16 May 2008

Midnight Sail on Utah Lake

Friday night I set out with #2 and #5 for an overnight sail on Utah Lake. The winds were 10-15 knots, and the waves 3-4 feet. We left the Provo Marina around 8 pm and sailed southwest for a couple hours.

About half an hour after sunset, the moon rose. The night could not have been more beautiful. The lights on the shore faded to small specks as we headed further out. The moonlight shone across the tops of the waves, and the only sounds were the hull cutting through the waves and the occasional creaking of the tiller.

Our destination was Bird Island, a sometimes-visible rocky outcropping several miles south southwest of the Provo Marina. Our intent was to spend the night at anchor near the island, however after being tossed by the waves for several hours, the crew voted to return to the sheltered waters of the harbor.

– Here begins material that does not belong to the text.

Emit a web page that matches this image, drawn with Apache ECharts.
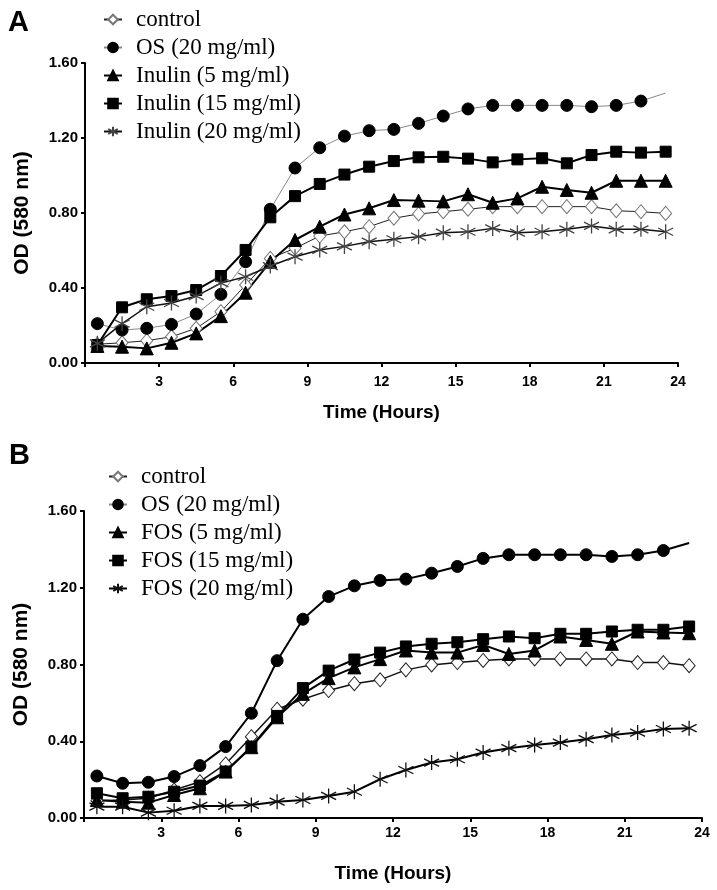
<!DOCTYPE html>
<html>
<head>
<meta charset="utf-8">
<script src="https://cdn.jsdelivr.net/npm/echarts@6/dist/echarts.min.js"></script>
<style>
  html, body { margin: 0; padding: 0; background: #fff; }
  #chart { width: 717px; height: 890px; }
</style>
</head>
<body>
<div id="chart"></div>
<script>
// sampling times (hours)
var hours = [0.5, 1.5, 2.5, 3.5, 4.5, 5.5, 6.5, 7.5, 8.5, 9.5, 10.5, 11.5,
  12.5, 13.5, 14.5, 15.5, 16.5, 17.5, 18.5, 19.5, 20.5, 21.5, 22.5, 23.5];

// panel A - inulin
var controlA = [0.10, 0.108, 0.119, 0.14, 0.185, 0.274, 0.416, 0.558, 0.612, 0.677, 0.70, 0.727,
  0.772, 0.795, 0.807, 0.82, 0.834, 0.834, 0.834, 0.834, 0.834, 0.812, 0.807, 0.798];
var osA = [0.21, 0.176, 0.185, 0.206, 0.261, 0.366, 0.54, 0.82, 1.04, 1.148, 1.21, 1.239,
  1.246, 1.278, 1.317, 1.355, 1.374, 1.374, 1.374, 1.374, 1.367, 1.374, 1.397, 1.44];
var inulin5 = [0.091, 0.087, 0.078, 0.108, 0.158, 0.25, 0.375, 0.54, 0.656, 0.727, 0.792, 0.825,
  0.869, 0.866, 0.862, 0.90, 0.855, 0.878, 0.94, 0.923, 0.908, 0.972, 0.972, 0.972];
var inulin15 = [0.096, 0.297, 0.34, 0.357, 0.389, 0.464, 0.603, 0.777, 0.89, 0.955, 1.005, 1.047,
  1.077, 1.097, 1.10, 1.09, 1.07, 1.086, 1.092, 1.065, 1.109, 1.127, 1.122, 1.127];
var inulin20 = [0.105, 0.21, 0.30, 0.32, 0.357, 0.426, 0.46, 0.517, 0.567, 0.603, 0.622, 0.647,
  0.66, 0.674, 0.695, 0.70, 0.718, 0.695, 0.70, 0.713, 0.731, 0.713, 0.713, 0.70];

// panel B - FOS
var controlB = [0.09, 0.094, 0.103, 0.146, 0.189, 0.282, 0.424, 0.567, 0.619, 0.664, 0.70, 0.72,
  0.772, 0.798, 0.81, 0.821, 0.829, 0.829, 0.829, 0.829, 0.829, 0.81, 0.81, 0.794];
var osB = [0.219, 0.181, 0.186, 0.216, 0.273, 0.372, 0.546, 0.82, 1.036, 1.154, 1.21, 1.238,
  1.245, 1.276, 1.311, 1.353, 1.372, 1.372, 1.372, 1.372, 1.363, 1.372, 1.394, 1.433];
var fos5 = [0.094, 0.085, 0.08, 0.12, 0.155, 0.242, 0.369, 0.525, 0.647, 0.729, 0.785, 0.828,
  0.873, 0.862, 0.862, 0.902, 0.855, 0.873, 0.946, 0.928, 0.908, 0.972, 0.967, 0.963];
var fos15 = [0.129, 0.103, 0.111, 0.137, 0.169, 0.242, 0.372, 0.532, 0.677, 0.768, 0.826, 0.862,
  0.894, 0.908, 0.916, 0.932, 0.946, 0.937, 0.96, 0.96, 0.972, 0.981, 0.981, 0.998];
var fos20 = [0.059, 0.059, 0.028, 0.038, 0.063, 0.063, 0.068, 0.085, 0.094, 0.115, 0.137, 0.202,
  0.25, 0.289, 0.306, 0.341, 0.364, 0.381, 0.393, 0.411, 0.433, 0.445, 0.464, 0.468];

var namesA = ['control', 'OS (20 mg/ml)', 'Inulin (5 mg/ml)', 'Inulin (15 mg/ml)', 'Inulin (20 mg/ml)'];
var namesB = ['control', 'OS (20 mg/ml)', 'FOS (5 mg/ml)', 'FOS (15 mg/ml)', 'FOS (20 mg/ml)'];

var ASTERISK = 'path://M10 0 L10 20 M1.34 5 L18.66 15 M1.34 15 L18.66 5';
var tickFont = 'Liberation Sans';

function pts(values, noLastMarker) {
  return values.map(function (v, i) {
    var p = [hours[i], v];
    if (noLastMarker && i === values.length - 1) {
      return { value: p, symbol: 'none' };
    }
    return p;
  });
}

function makeSeries(name, values, idx, marker, size, lineColor, lineWidth, fill, border, noLast) {
  return {
    name: name,
    type: 'line',
    xAxisIndex: idx,
    yAxisIndex: idx,
    data: pts(values, noLast),
    symbol: marker,
    symbolSize: size,
    showAllSymbol: true,
    lineStyle: { color: lineColor, width: lineWidth },
    itemStyle: { color: fill, borderColor: border, borderWidth: marker === ASTERISK ? 1.3 : 1 },
    emphasis: { disabled: true },
    z: 3
  };
}

function xAxis(idx, margin, gap) {
  return {
    gridIndex: idx,
    type: 'value',
    min: 0,
    max: 24,
    interval: 3,
    name: 'Time (Hours)',
    nameLocation: 'middle',
    nameGap: gap,
    nameTextStyle: { fontFamily: tickFont, fontWeight: 'bold', fontSize: 19, color: '#000' },
    axisLine: { lineStyle: { color: '#000', width: 2 } },
    axisTick: { length: 4, lineStyle: { color: '#000', width: 2 } },
    axisLabel: {
      margin: margin,
      fontFamily: tickFont, fontWeight: 'bold', fontSize: 14, color: '#000',
      formatter: function (v) { return v === 0 ? '' : String(v); }
    },
    splitLine: { show: false }
  };
}

function yAxis(idx) {
  return {
    gridIndex: idx,
    type: 'value',
    min: 0,
    max: 1.6,
    interval: 0.4,
    name: 'OD (580 nm)',
    nameLocation: 'middle',
    nameGap: 52,
    nameTextStyle: { fontFamily: tickFont, fontWeight: 'bold', fontSize: 21, color: '#000' },
    axisLine: { show: true, lineStyle: { color: '#000', width: 2 } },
    axisTick: { show: true, length: 4, lineStyle: { color: '#000', width: 2 } },
    axisLabel: {
      margin: 7,
      fontFamily: tickFont, fontWeight: 'bold', fontSize: 15, color: '#000',
      formatter: function (v) { return v.toFixed(2); }
    },
    splitLine: { show: false }
  };
}

function legend(names, left, top) {
  return {
    data: names,
    orient: 'vertical',
    left: left,
    top: top,
    itemWidth: 18,
    itemHeight: 12,
    itemGap: 5,
    selectedMode: false,
    textStyle: {
      fontFamily: 'Liberation Serif', fontSize: 23, lineHeight: 23, color: '#000',
      padding: [0, 0, 0, 9]
    }
  };
}

var chart = echarts.init(document.getElementById('chart'), null, { renderer: 'canvas' });

var option = {
  animation: false,
  backgroundColor: '#fff',
  title: [
    { text: 'A', left: 3, top: 3, textStyle: { fontFamily: tickFont, fontWeight: 'bold', fontSize: 29, color: '#000' } },
    { text: 'B', left: 4, top: 436, textStyle: { fontFamily: tickFont, fontWeight: 'bold', fontSize: 29, color: '#000' } }
  ],
  legend: [legend(namesA, 98, 3), legend(namesB, 103, 460)],
  grid: [
    { left: 85, top: 63, width: 593, height: 300 },
    { left: 84, top: 511, width: 618, height: 307 }
  ],
  xAxis: [xAxis(0, 12, 40), xAxis(1, 8, 46)],
  yAxis: [yAxis(0), yAxis(1)],
  series: [
    makeSeries(namesA[0], controlA, 0, 'diamond', [12, 14], '#222', 1, '#fff', '#777', false),
    makeSeries(namesA[1], osA, 0, 'circle', 12, '#888', 1, '#000', '#000', true),
    makeSeries(namesA[2], inulin5, 0, 'triangle', 13, '#000', 2, '#000', '#000', false),
    makeSeries(namesA[3], inulin15, 0, 'rect', 11, '#000', 2, '#000', '#000', false),
    makeSeries(namesA[4], inulin20, 0, ASTERISK, 15, '#111', 1.5, 'none', '#444', false),

    makeSeries(namesB[0], controlB, 1, 'diamond', [12, 14], '#111', 1.5, '#fff', '#222', false),
    makeSeries(namesB[1], osB, 1, 'circle', 12, '#000', 2, '#000', '#000', true),
    makeSeries(namesB[2], fos5, 1, 'triangle', 13, '#000', 2, '#000', '#000', false),
    makeSeries(namesB[3], fos15, 1, 'rect', 11, '#000', 2, '#000', '#000', false),
    makeSeries(namesB[4], fos20, 1, ASTERISK, 15, '#000', 2, 'none', '#111', false)
  ]
};

chart.setOption(option);
</script>
</body>
</html>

By about 2230 hrs, #5 and #2 came out of the cabin to join me in the cockpit. #5 was tired and getting cold, so he lay down on one of the cockpit benches and slept. #2 spent half an hour in the cabin and came down with a slight case of Mal de Meer. After a few minutes in the cockpit, he retired to the forward cabin to try and rest.

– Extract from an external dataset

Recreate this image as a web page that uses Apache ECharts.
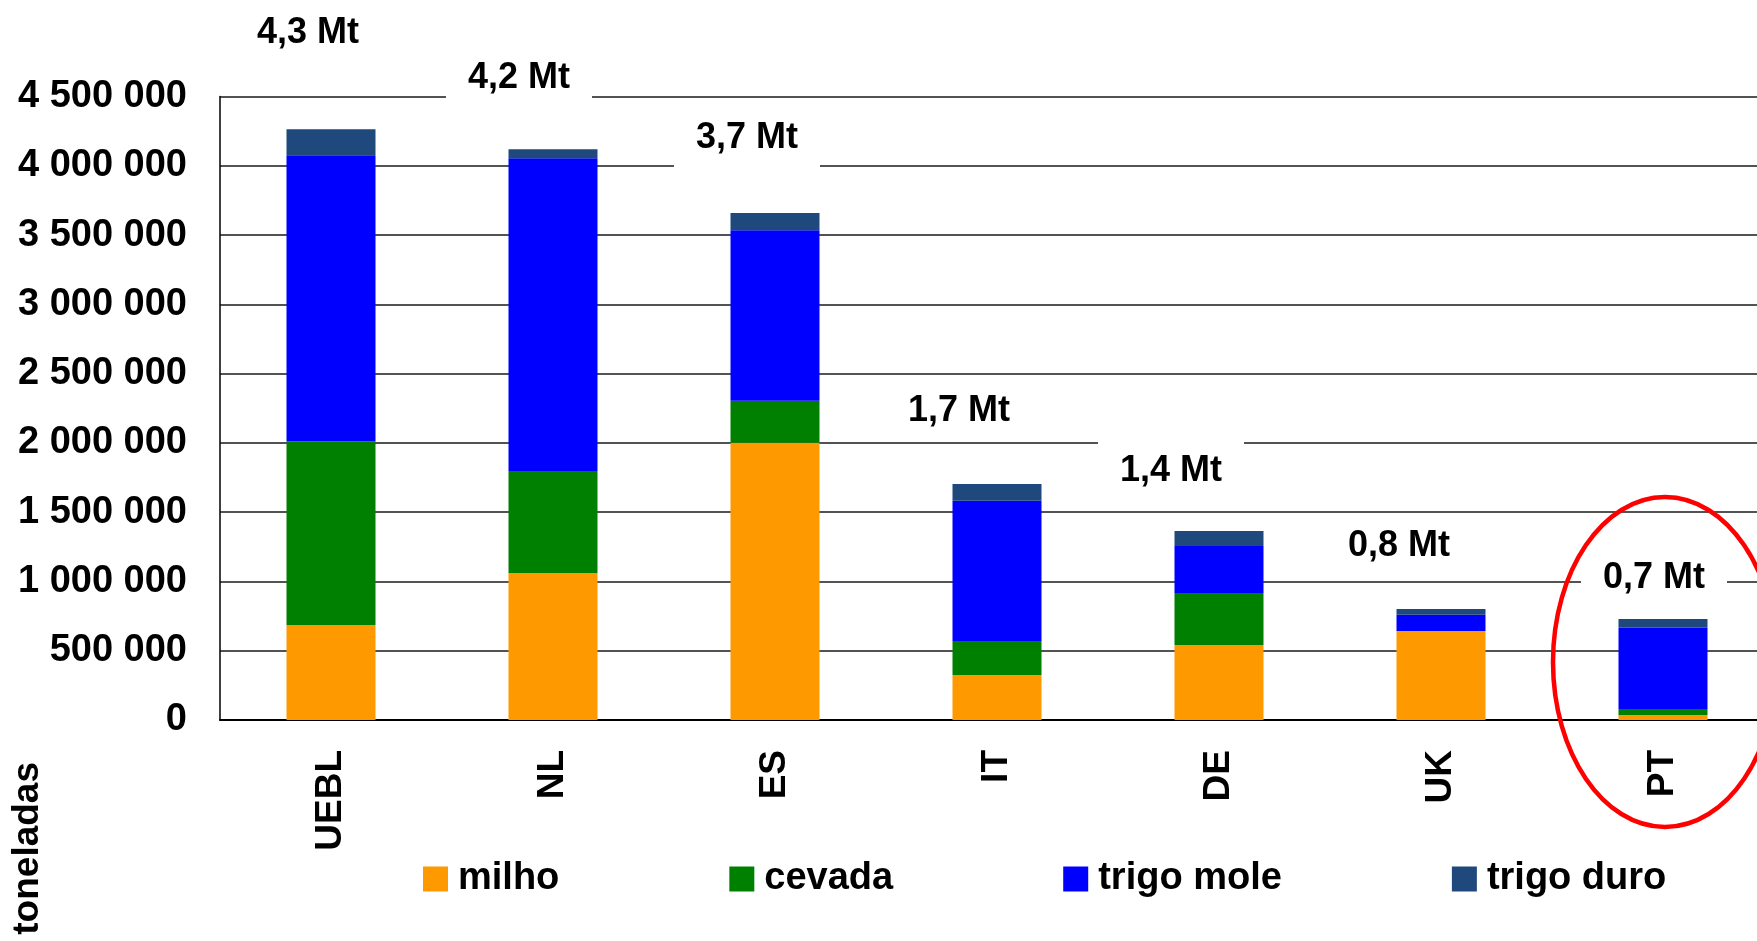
<!DOCTYPE html>
<html>
<head>
<meta charset="utf-8">
<title>Cereais por país</title>
<script src="https://cdn.jsdelivr.net/npm/echarts@6/dist/echarts.min.js"></script>
<style>
  html, body { margin: 0; padding: 0; background: #fff; }
  #chart { width: 1757px; height: 941px; }
</style>
</head>
<body>
<div id="chart"></div>
<script>
// Countries / groups on the horizontal axis
const categories = ['UEBL', 'NL', 'ES', 'IT', 'DE', 'UK', 'PT'];

// Tonnes per cereal, stacked in this order from the bottom
const milho      = [685000, 1061000, 2001000, 325000, 541000, 642000, 36000];
const cevada     = [1326000, 736000, 303000, 245000, 375000, 0, 43000];
const trigoMole  = [2065000, 2258000, 1231000, 1013000, 339000, 118000, 587000];
const trigoDuro  = [188000, 65000, 125000, 120000, 109000, 41000, 63000];

// Total labels written above each column
const totalLabels = ['4,3 Mt', '4,2 Mt', '3,7 Mt', '1,7 Mt', '1,4 Mt', '0,8 Mt', '0,7 Mt'];

// Series names shown in the legend
const seriesNames = ['milho', 'cevada', 'trigo mole', 'trigo duro'];

// Value axis ticks
const yMin = 0, yMax = 4500000, yStep = 500000;

const FONT = '"Liberation Sans", Arial, Helvetica, sans-serif';
const colors = ['#FF9900', '#008000', '#0000FF', '#1F497D'];

// Placement of each total label relative to the top of its column [dx, dy]
const labelShift = [[-23, -66], [-34, -41], [-28, -45], [-38, -43], [-48, -30], [-42, -33], [-9, -11]];

function spaced(v) {
  return String(v).replace(/\B(?=(\d{3})+(?!\d))/g, ' ');
}

const chart = echarts.init(document.getElementById('chart'), null, { renderer: 'canvas' });

const values = [milho, cevada, trigoMole, trigoDuro];

const series = seriesNames.map((name, s) => {
  const isTop = s === seriesNames.length - 1;
  return {
    name: name,
    type: 'bar',
    stack: 'total',
    barWidth: 89,
    itemStyle: { color: colors[s] },
    emphasis: { disabled: true },
    z: 3,
    data: values[s].map((v, i) => {
      const item = { value: v };
      if (isTop) {
        item.label = {
          show: true,
          position: 'top',
          distance: 0,
          offset: labelShift[i],
          formatter: totalLabels[i],
          fontFamily: FONT,
          fontSize: 36,
          fontWeight: 'bold',
          color: '#000',
          lineHeight: 36,
          backgroundColor: '#fff',
          padding: [12, 22, 12, 22]
        };
      }
      return item;
    })
  };
});

const option = {
  animation: false,
  backgroundColor: '#fff',
  textStyle: { fontFamily: FONT },
  // the plot runs a little past the right edge of the canvas
  grid: {
    left: 220, top: 96.5, width: 1554, bottom: 221,
    containLabel: false,
    outerBoundsMode: 'none'
  },
  legend: {
    data: seriesNames,
    left: 418,
    top: 855,
    orient: 'horizontal',
    itemWidth: 25,
    itemHeight: 25,
    itemGap: 170,
    icon: 'rect',
    selectedMode: false,
    textStyle: {
      fontFamily: FONT,
      fontSize: 38,
      fontWeight: 'bold',
      color: '#000',
      padding: [0, 0, 0, 5]
    }
  },
  xAxis: {
    type: 'category',
    data: categories,
    axisLine: { show: true, lineStyle: { color: '#000', width: 2 } },
    axisTick: { show: false },
    axisLabel: {
      rotate: 90,
      margin: 30,
      fontFamily: FONT,
      fontSize: 37,
      fontWeight: 'bold',
      color: '#000'
    }
  },
  yAxis: {
    type: 'value',
    min: yMin,
    max: yMax,
    interval: yStep,
    axisLine: { show: true, lineStyle: { color: '#000', width: 1.5 } },
    axisTick: { show: false },
    splitLine: { show: true, lineStyle: { color: '#1a1a1a', width: 1.5 } },
    axisLabel: {
      margin: 33,
      fontFamily: FONT,
      fontSize: 38,
      fontWeight: 'bold',
      color: '#000',
      formatter: spaced
    }
  },
  series: series
};

chart.setOption(option);

// Red ring around the PT column and the rotated unit name
const ptCenter = chart.convertToPixel({ xAxisIndex: 0, yAxisIndex: 0 }, ['PT', 0]);
chart.setOption({
  graphic: [
    {
      type: 'ellipse',
      z: 100,
      shape: { cx: ptCenter[0] + 2, cy: ptCenter[1] - 58, rx: 112, ry: 165 },
      style: { fill: 'none', stroke: '#FF0000', lineWidth: 4.5 }
    },
    {
      type: 'text',
      z: 100,
      x: 28,
      y: 762,
      rotation: Math.PI / 2,
      style: {
        text: 'toneladas',
        font: 'bold 37px ' + FONT,
        fill: '#000',
        align: 'right',
        verticalAlign: 'middle'
      }
    }
  ]
});
</script>
</body>
</html>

The winds picked up around this time, and I was enjoying the sailing so much that I decided I could easily sail until 2 or 3 in the morning without tiring. The steady winds, the occasional spray of waves crashing against the hull, and the moonlight accenting the waves were intoxicating.

We sailed on, waiting for the winds to subside at which point I would drop anchor and settle in for the night. But the winds didn't let up. The crew was resting quietly, so I thought I would simply drop anchor in the waves, and try spending the night out in the open. But I started to worry as I imagined myself going over the side while on deck trying to anchor. The sleeping crew would not wake up, and I'd be carp food by morning.

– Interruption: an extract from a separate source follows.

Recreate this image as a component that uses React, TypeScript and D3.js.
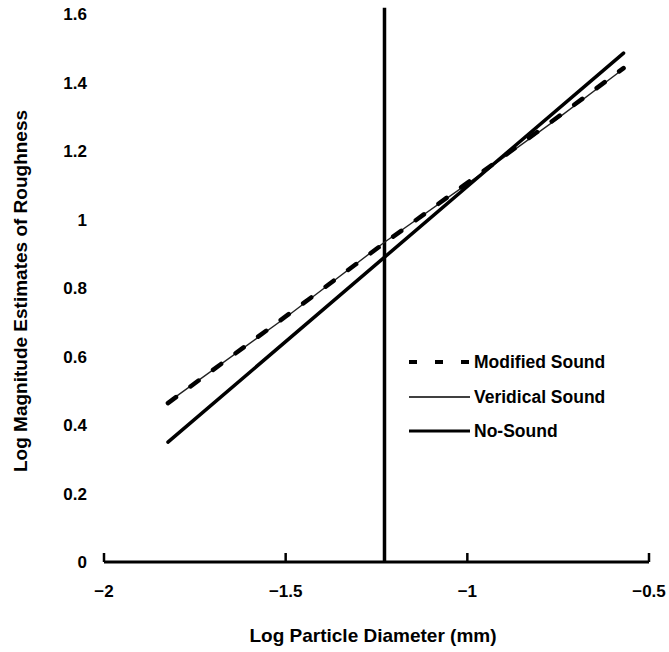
import * as d3 from 'd3'

// values
const xTicks = [-2, -1.5, -1, -0.5]
const xTickLabels = ['\u22122', '\u22121.5', '\u22121', '\u22120.5']
const yTicks = [0, 0.2, 0.4, 0.6, 0.8, 1, 1.2, 1.4, 1.6]
const yTickLabels = ['0', '0.2', '0.4', '0.6', '0.8', '1', '1.2', '1.4', '1.6']

const diameters = [-1.824, -1.5, -1.23, -1.0, -0.75, -0.57]
const modifiedSound = [0.464, 0.717, 0.93, 1.107, 1.3, 1.442]
const veridicalSound = [0.466, 0.714, 0.932, 1.104, 1.296, 1.44]
const noSoundX = [-1.824, -0.57]
const noSound = [0.35, 1.486]

// vertical reference line
const refX = -1.228
const refTop = 1.618

const W = 669
const H = 652
const font = 'Liberation Sans, Arial, sans-serif'

export default function App() {
  const x = d3.scaleLinear().domain([-2, -0.5]).range([104, 649])
  const y = d3.scaleLinear().domain([0, 1.6]).range([562, 14])

  const line = d3
    .line<[number, number]>()
    .x((d) => x(d[0]))
    .y((d) => y(d[1]))

  const mod = line(diameters.map((d, i) => [d, modifiedSound[i]]))
  const ver = line(diameters.map((d, i) => [d, veridicalSound[i]]))
  const nos = line(noSoundX.map((d, i) => [d, noSound[i]]))

  const legend = [
    { label: 'Modified Sound', w: 4, dash: '8 18', dy: 362 },
    { label: 'Veridical Sound', w: 1.4, dash: null, dy: 397 },
    { label: 'No-Sound', w: 3, dash: null, dy: 431 },
  ]

  return (
    <svg
      width={W}
      height={H}
      style={{ position: 'absolute', left: 0, top: 0, background: '#fff' }}
      fontFamily={font}
    >
      {/* reference line */}
      <line x1={x(refX)} x2={x(refX)} y1={y(0)} y2={y(refTop)} stroke="#000" strokeWidth={3.5} />

      {/* series */}
      <path d={ver ?? ''} fill="none" stroke="#222" strokeWidth={1.4} />
      <path d={mod ?? ''} fill="none" stroke="#000" strokeWidth={4.5} strokeDasharray="10 18" strokeLinecap="round" />
      <path d={nos ?? ''} fill="none" stroke="#000" strokeWidth={3.5} strokeLinecap="round" />

      {/* x axis */}
      <line x1={x(-2)} x2={x(-0.5)} y1={y(0)} y2={y(0)} stroke="#000" strokeWidth={3} />
      {xTicks.map((t, i) => (
        <g key={t}>
          <line x1={x(t)} x2={x(t)} y1={y(0)} y2={y(0) - 9} stroke="#000" strokeWidth={2.5} />
          <text x={x(t)} y={597} textAnchor="middle" fontSize={17} fontWeight="bold">
            {xTickLabels[i]}
          </text>
        </g>
      ))}

      {/* y labels (no axis line) */}
      {yTicks.map((t, i) => (
        <text key={t} x={87} y={y(t) + 6} textAnchor="end" fontSize={17} fontWeight="bold">
          {yTickLabels[i]}
        </text>
      ))}

      <text x={373} y={642} textAnchor="middle" fontSize={19} fontWeight="bold">
        Log Particle Diameter (mm)
      </text>
      <text
        transform={`translate(27,291) rotate(-90)`}
        textAnchor="middle"
        fontSize={19}
        fontWeight="bold"
      >
        Log Magnitude Estimates of Roughness
      </text>

      {/* legend */}
      {legend.map((l) => (
        <g key={l.label}>
          <line
            x1={409}
            x2={470}
            y1={l.dy}
            y2={l.dy}
            stroke="#000"
            strokeWidth={l.w}
            strokeDasharray={l.dash ?? undefined}
          />
          <text x={474} y={l.dy + 6} fontSize={17.5} fontWeight="bold">
            {l.label}
          </text>
        </g>
      ))}
    </svg>
  )
}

So I pulled #2 from the forward cabin to come watch the helm. He came aft, and we discussed the options. We ultimately decided to head back for the marina. #2 and #5 slept on the cockpit cushions, and I stood at the helm, watching the waves, listening to the wind, and enjoying the long sail home.

I love the feeling of coming off a windy sail and into the marina. The instant we come through the breakwater, the water is as smooth as glass. The only hint of the exciting conditions outside the marina is the distant sound of waves breaking outside the jettys.